Askerin dediğini yapıp önemli eşyalarımızı hemen orada çok çabuk bir şekilde bir parça haline getirmeye çalıştık. Geri kalan eşyalarımızın koli olarak ardımızdan gönderileceğini söylediklerinde geri kalan eşyalar için endişelenmeyi bırakıp eşyalarımızı ring aracına yerleştirdik.
Eşyalarımızın ardından ellerimize takılan kelepçelerle 7.30’da yola çıkabildik. Ring aracı “Sultan” adı verilen araçtı. On iki kişilik olan araçta yer olmadığı için, tek siyasi ben olduğumdan geçici olarak arka koltukta askerlerin arasında yolculuk yapmam gerekti. Adli mahkûmların her biri değişik cezaevlerine bırakılacağı için asker bir güzergâh belirlenmişti. İlk olarak uğramamız gereken yer Erzurum Cezaeviydi. Orada üç mahkûm bıraktıktan sonra araçta yer açıldığı için geri kalan yolculuğumuzu adli arkadaşlarla yaptım.
Erzurum’dan sonraki durağımız Gümüşhane’ydi. Orada beş mahkûm bırakıp bir mahkûmu Trabzon’a bırakmak için aldık. Gece saat on gibi Trabzon E Tipi Kapalı Cezaevine giriş yaptık. Trabzon’a Gümüşhane’den aldığımız mahkûmla birlikte üç kişi bıraktık. Gece geç olduğu için geceyi Trabzon’da geçirdik. Bizi ring aracından çıkarıp bir geceliğine cezaevinin müşahede odasına aldılar. Sabah 6.00’da hazır olmamızı söylediler. Sabah 6.00’da ben ve diğer iki mahkûm tekrar ring aracına binip yola çıktık. Ordu E Tipi cezaevine giriş yaptığımız zaman öğle vakti olmuştu. İki mahkûmu cezaevine teslim ettikten sonra öğle yemeği için bir müddet daha cezaevinde kaldık. Bu süre zarfında beni sadece ihtiyacımı görmem için bir sefer çıkardıktan sonra tekrar ring aracına aldılar. Askerler yemeklerini yedikten sonra tekrar yola koyulduk.

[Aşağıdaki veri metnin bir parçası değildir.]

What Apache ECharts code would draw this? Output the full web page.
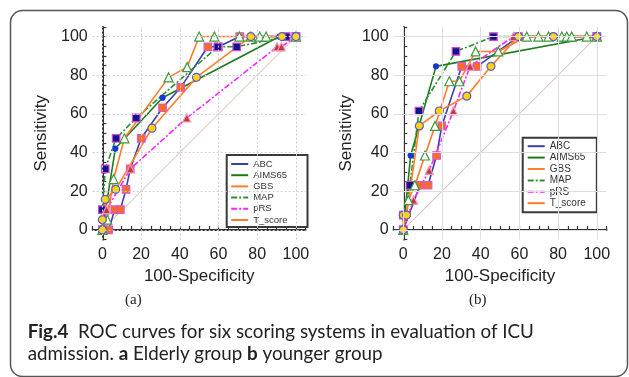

Samsun’da ring aracımız bozuldu. Güvenlik gerekçesiyle bir benzinliğe girmek zorunda kaldık. Aracın şoförü elinden geleni yaptığı halde üstesinden kalkamadığı bir arıza olmuştu. Şoför ring aracını bir şekilde sanayiye kadar götürmeyi başarmıştı. Sanayi sitesinde ring aracını gösterdiği ustadan işinin uzun olacağını öğrenince, askerler mecburen Bafra T Tipini arayıp kendi durumlarını belirterek beni almaları için bir ring göndermelerini istediler. Bafra T Tipine ait ring aracı bir saat sonra askerlerin tarif ettiği sanayi sitesinden beni teslim aldıktan sonra kendi araçlarına aldılar.